You are here

Archaelogical Dig in Greece

Monday, March 31, 2008
student digging in Kenchreai

Imagine spending the summer at a seaside site in southern Greece, working alongside experts on a major archaeological excavation. Hampshire College will select one or two students for this honor, sending them to take part in the ongoing Kenchreai Excavations next summer.

Kenchreai is an interdisciplinary research project that brings an international team of archaeologists, art historians, anthropologists, and geologists together to unearth artifacts in what was the port area of the ancient city of Corinth.
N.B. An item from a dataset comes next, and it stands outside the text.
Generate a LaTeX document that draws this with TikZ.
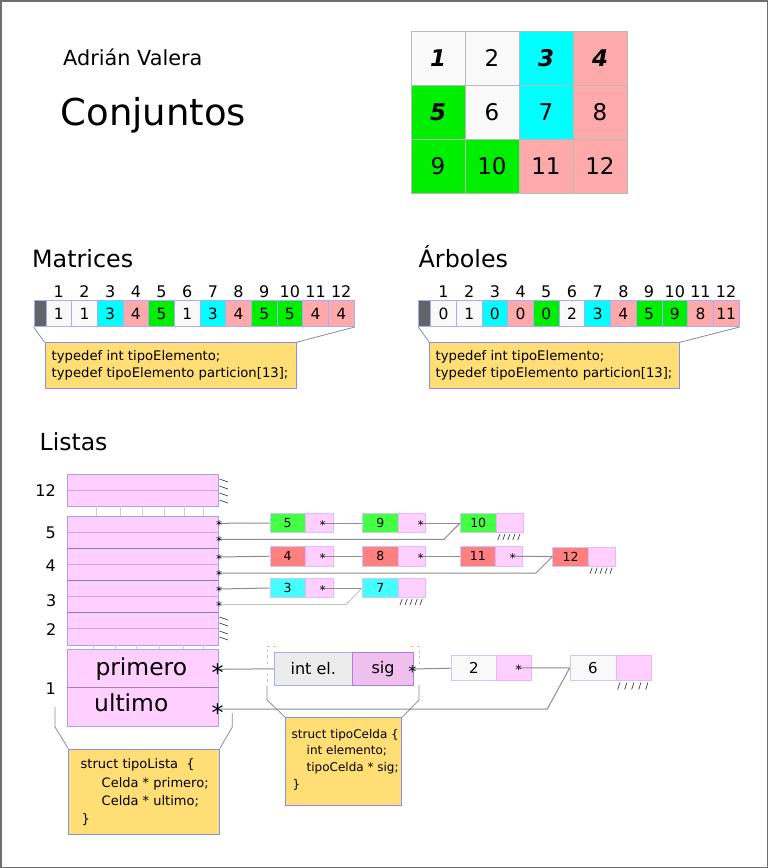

"This is the largest current dig in Greece. There are about 70 people working on the site," says Robert Meagher, Hampshire professor of humanities. The dig has been going on for more than 30 years. Just last year Meagher learned the dig's director, Joseph L. Rife, a classics professor at Macalester College, was planning to recruit more students from U.S. colleges to take part.
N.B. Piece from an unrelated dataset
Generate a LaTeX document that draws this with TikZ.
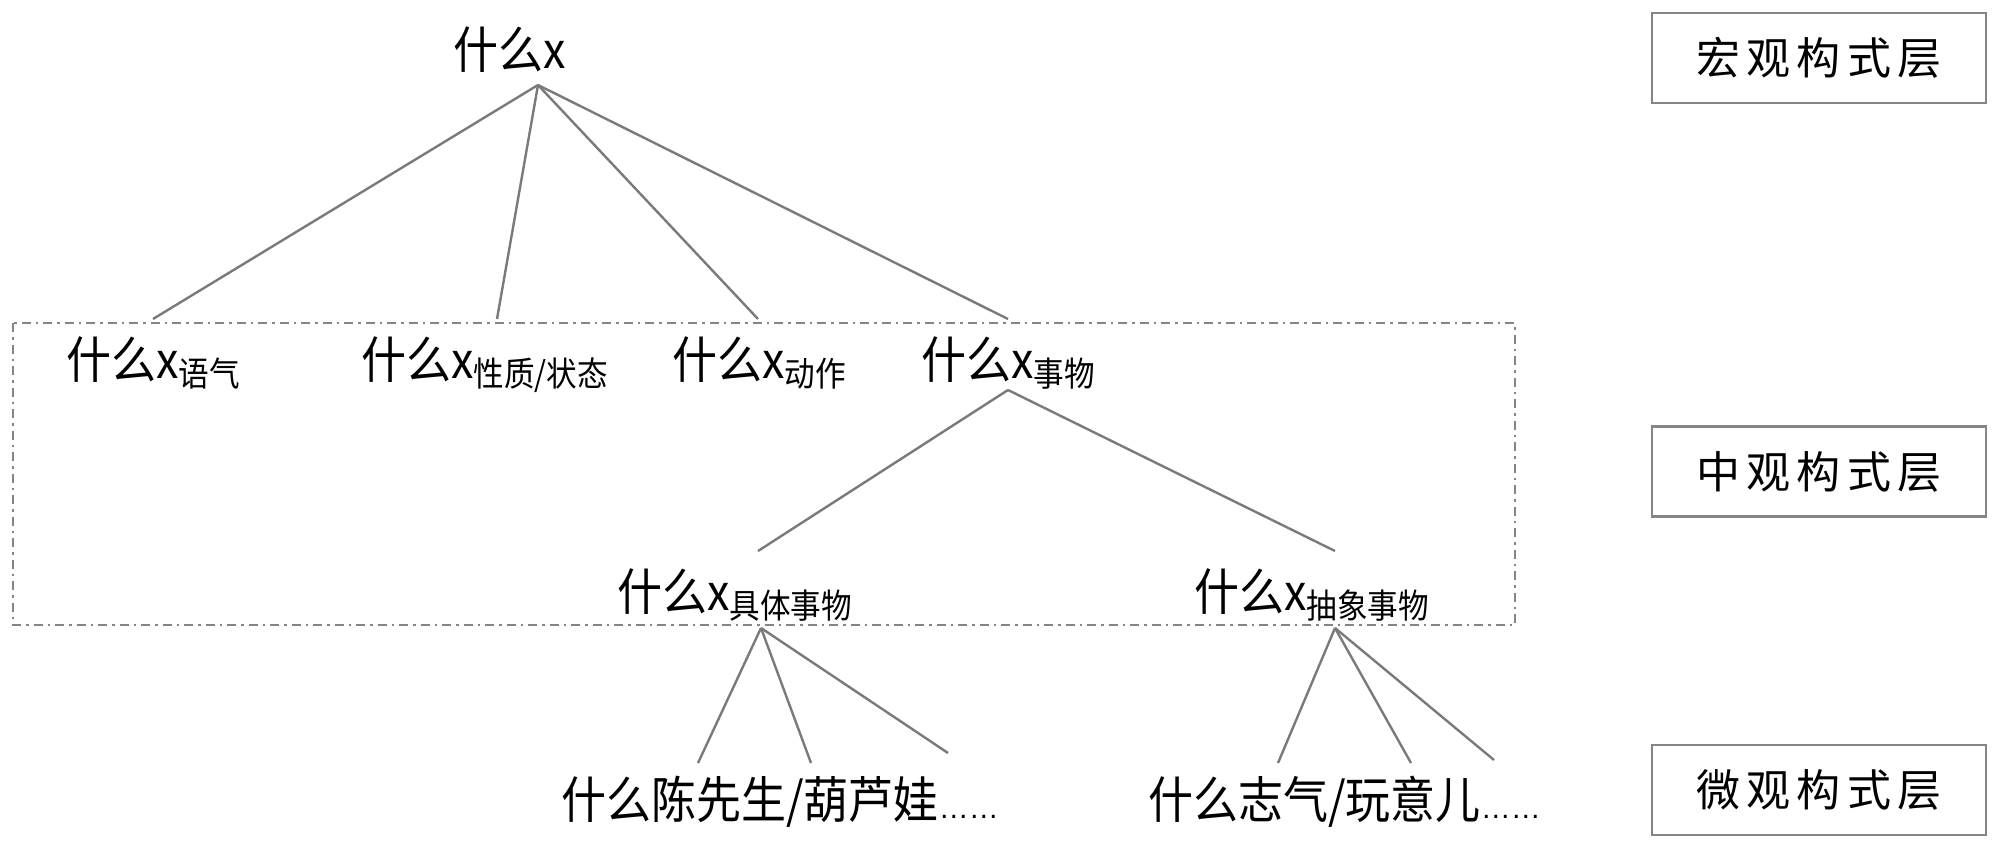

Meagher lobbied for Hampshire to be considered, and last summer two Hampshire students, accompanied by a third student from neighboring Amherst College, joined the dig. Hampshire sponsored one student, and the second student paid her own way.

Meagher, who also went to the dig last summer, will hold a public information session and slide show on the project this fall, and application forms will soon be available at the Global Education Office. The students will be selected by semester's end.

"So often undergraduates are used only as labor at archaeological digs," Meagher says. "But here the students are considered to be junior staff in the dig, and they receive a great deal of training and responsibility." That said, the dig still involves plenty of hard, physical work, and Meagher warns students should be aware of this.

This summer, the six-week dig program will take place from mid-June to late July. Students will pay $2,800 to attend, and will receive full academic credit. Students must also cover their travel costs. Financial aid will be available this year.

For more information, go to the Web site.

Applicants from a range of academic disciplines are encouraged to apply. "We welcome a wide diversity of students. Each discipline brings a different perspective," Meagher says. Students stay at a family-run hotel—designed for long-term archaeological teams—in the village of Ancient Corinth, roughly one hour south of Athens. Field trips and archaeological tours of Athens and the Peloponnese are included.